There are no vast monuments or crowds holding phones aloft. Instead, there are quiet streets, the soft sound of acequias, traditional irrigation channels that run through the Alpujarra, and a kind of silence that has become surprisingly rare.
Juviles is one of those places where the simplest plan works best: walk slowly and see what turns up at the next corner.
A village clinging to the slope
The village sits on the hillside as if it has been carefully balanced there. Everything tilts towards the valley below. Houses stack one above the other, with whitewashed walls, iron balconies and the cylindrical chimneys typical of the Alpujarra.
There are not many streets, and it does not take long to get your bearings. The layout is compact, with cobbled stretches and short alleyways. One moment you step into a small square, the next you find yourself at an improvised viewpoint tucked between houses.
Walking here feels a bit like rummaging through an old storage room. Details keep appearing. A worn wooden door, a vine climbing up a façade, pots of geraniums being watered as evening sets in. Nothing is arranged for display, but that is part of the appeal.
Santa Ana and the heart of the village
The church of Santa Ana acts as a visual anchor. It is not especially large, yet its tower can be seen from different points around the village. It works almost like a reference point, something you keep returning to as you wander.

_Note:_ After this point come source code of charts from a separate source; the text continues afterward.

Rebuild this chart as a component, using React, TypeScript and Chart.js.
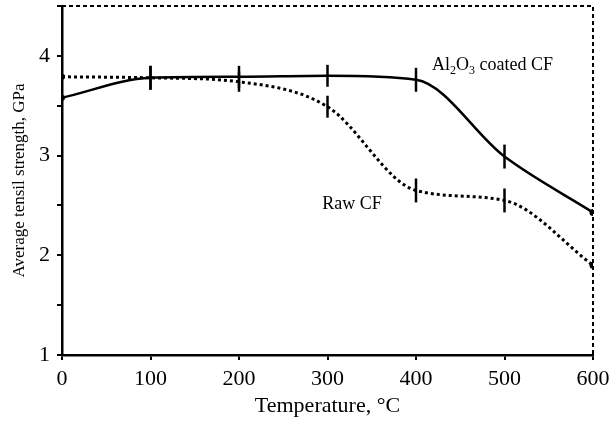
import React, { useEffect, useRef } from 'react';
import { Chart, registerables } from 'chart.js';

Chart.register(...registerables);

const temperatures = [0, 100, 200, 300, 400, 500, 600];
const coatedStrength = [3.58, 3.78, 3.79, 3.8, 3.76, 2.99, 2.43];
const rawStrength = [3.79, 3.78, 3.74, 3.49, 2.65, 2.55, 1.9];
const coatedError = [0, 0.12, 0.11, 0.11, 0.12, 0.12, 0];
const rawError = [0, 0.12, 0.1, 0.11, 0.12, 0.12, 0];
const endPointRadius = [3, 0, 0, 0, 0, 0, 3.5];

const xTitle = 'Temperature, °C';
const yTitle = 'Average tensil strength, GPa';
const coatedLabelParts = [
  { t: 'Al', sub: false },
  { t: '2', sub: true },
  { t: 'O', sub: false },
  { t: '3', sub: true },
  { t: ' coated CF', sub: false },
];
const coatedLabelAt = { x: 418, y: 3.92 };
const rawLabel = 'Raw CF';
const rawLabelAt = { x: 294, y: 2.52 };

const FONT = '"Liberation Serif", "Times New Roman", serif';

const overlayPlugin = {
  id: 'overlay',
  afterDatasetsDraw(chart: any) {
    const { ctx, chartArea, scales } = chart;
    const xs = scales.x;
    const ys = scales.y;
    ctx.save();
    // dashed top/right frame
    ctx.strokeStyle = '#000';
    ctx.lineWidth = 2;
    ctx.setLineDash([4, 3]);
    ctx.beginPath();
    ctx.moveTo(chartArea.left, chartArea.top);
    ctx.lineTo(chartArea.right, chartArea.top);
    ctx.lineTo(chartArea.right, chartArea.bottom);
    ctx.stroke();
    ctx.setLineDash([]);

    // error bars
    const drawBars = (vals: number[], errs: number[]) => {
      ctx.lineWidth = 2.5;
      vals.forEach((v, i) => {
        const e = errs[i];
        if (!e) return;
        const px = xs.getPixelForValue(temperatures[i]);
        ctx.beginPath();
        ctx.moveTo(px, ys.getPixelForValue(v - e));
        ctx.lineTo(px, ys.getPixelForValue(v + e));
        ctx.stroke();
      });
    };
    drawBars(coatedStrength, coatedError);
    drawBars(rawStrength, rawError);

    // annotations
    ctx.fillStyle = '#000';
    ctx.textBaseline = 'alphabetic';
    ctx.textAlign = 'left';
    let cx = xs.getPixelForValue(coatedLabelAt.x);
    const cy = ys.getPixelForValue(coatedLabelAt.y) + 6;
    coatedLabelParts.forEach((p) => {
      ctx.font = p.sub ? `12px ${FONT}` : `18px ${FONT}`;
      ctx.fillText(p.t, cx, p.sub ? cy + 4 : cy);
      cx += ctx.measureText(p.t).width;
    });
    ctx.font = `18px ${FONT}`;
    ctx.fillText(rawLabel, xs.getPixelForValue(rawLabelAt.x), ys.getPixelForValue(rawLabelAt.y) + 6);
    ctx.restore();
  },
};

export default function App() {
  const ref = useRef<HTMLCanvasElement | null>(null);
  useEffect(() => {
    document.body.style.margin = '0';
    const canvas = ref.current!;
    const chart = new Chart(canvas, {
      type: 'line',
      data: {
        datasets: [
          {
            label: 'Al2O3 coated CF',
            data: temperatures.map((t, i) => ({ x: t, y: coatedStrength[i] })),
            borderColor: '#000',
            backgroundColor: '#000',
            borderWidth: 2.5,
            cubicInterpolationMode: 'monotone',
            pointRadius: endPointRadius,
            pointBackgroundColor: '#000',
            pointBorderWidth: 0,
            fill: false,
          },
          {
            label: 'Raw CF',
            data: temperatures.map((t, i) => ({ x: t, y: rawStrength[i] })),
            borderColor: '#000',
            backgroundColor: '#000',
            borderWidth: 3,
            borderDash: [3, 3],
            cubicInterpolationMode: 'monotone',
            pointRadius: endPointRadius,
            pointBackgroundColor: '#000',
            pointBorderWidth: 0,
            fill: false,
          },
        ],
      },
      options: {
        animation: false,
        responsive: false,
        devicePixelRatio: 1,
        layout: { padding: { top: 6, right: 16, left: 0, bottom: 0 } },
        plugins: { legend: { display: false }, tooltip: { enabled: false } },
        scales: {
          x: {
            type: 'linear',
            min: 0,
            max: 600,
            afterFit: (s: any) => { s.height = 67; s.paddingLeft = 0; s.paddingRight = 0; },
            ticks: {
              stepSize: 100,
              color: '#000',
              font: { family: FONT, size: 22 },
              padding: 6,
              maxRotation: 0,
            },
            grid: { drawOnChartArea: false, drawTicks: true, tickLength: 5, color: '#000', lineWidth: 2 },
            border: { color: '#000', width: 2.5 },
            title: {
              display: true,
              text: xTitle,
              color: '#000',
              font: { family: FONT, size: 22 },
              padding: { top: 0, bottom: 3 },
            },
          },
          y: {
            type: 'linear',
            min: 1,
            max: 4.5,
            afterFit: (s: any) => { s.width = 62; s.paddingTop = 0; s.paddingBottom = 0; },
            ticks: {
              stepSize: 0.5,
              color: '#000',
              font: { family: FONT, size: 22 },
              padding: 7,
              callback: (v: any) => (Number.isInteger(v) && v < 4.5 ? String(v) : ''),
            },
            grid: { drawOnChartArea: false, drawTicks: true, tickLength: 5, color: '#000', lineWidth: 2 },
            border: { color: '#000', width: 2.5 },
            title: {
              display: true,
              text: yTitle,
              color: '#000',
              font: { family: FONT, size: 17 },
              padding: { top: 9, bottom: 0 },
            },
          },
        },
      },
      plugins: [overlayPlugin],
    } as any);
    return () => chart.destroy();
  }, []);
  return <canvas ref={ref} width={609} height={422} style={{ display: 'block' }} />;
}
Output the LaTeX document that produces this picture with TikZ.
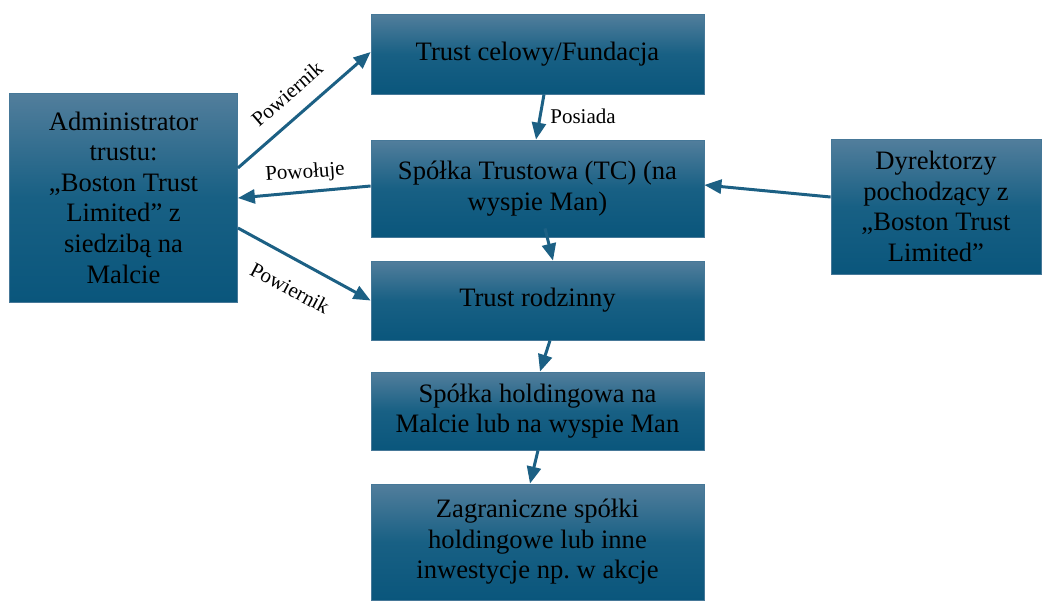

The area around the church opens up more than the surrounding streets. From here, the cultivated slopes of the valley become easier to read. Terraced fields step down the hillside like the seating of a rural stadium, except here the tiers hold almond trees, small plots and freshly turned earth.
Inside the church, some older elements have been preserved. Nothing overwhelming, but enough to hint at the many historical layers that have passed through this part of Andalucía.
Walking among terraces
For those who enjoy walking, there are several simple paths around Juviles. These routes have long been used by farmers and local residents moving between plots of land.
One of them, known as the Sendero de los Bancales, helps explain how this landscape has been worked over generations. The stone terraces hold the soil in place much like shelves hold books. Without these walls, the slope would struggle to withstand heavy rain.
Signposting should not be taken for granted. In some sections it is limited, and after strong rainfall the paths can change noticeably. It adds a slightly unpredictable edge to what are otherwise gentle walks.
Eating from the surroundings
Juviles is small, very small. Shops are not always open every day, so many visitors arrive with something in their bag or combine the visit with nearby villages.
Across the area, jamón serrano has long been well regarded. There are also cheeses made in small local productions and olive oil from nearby mills.
It is the kind of food that fits naturally after a walk. The sort of simple meal that tastes better than expected once you have spent time outdoors.
Celebrations that bring people back
Festivities here are straightforward and rooted in local life. The fiestas of Santa Ana, usually held in July, bring together many residents, including those who live elsewhere and return for these days.
There are processions, music and shared food. Rather than something designed for visitors, it feels more like a large family gathering where everyone ends up greeting someone they know.
During the summer there are often other celebrations across the wider area. At those times, the usual calm rhythm of the village shifts slightly, becoming more animated without losing its character.
The road into Juviles
The journey from Granada usually takes around an hour and a half, depending on traffic and road conditions. The final stretch involves plenty of bends, the kind of mountain drive where progress slows more than expected.
That approach is part of the experience. As the road climbs, the landscape opens out and the white villages of the Alpujarra appear, clinging to the slopes.
By the time Juviles comes into view, the place begins to make sense. It is small, yes, but it moves at a pace that feels far removed from constant notifications and screens. Here, time seems to loosen its grip, just enough for a slower way of being to take over.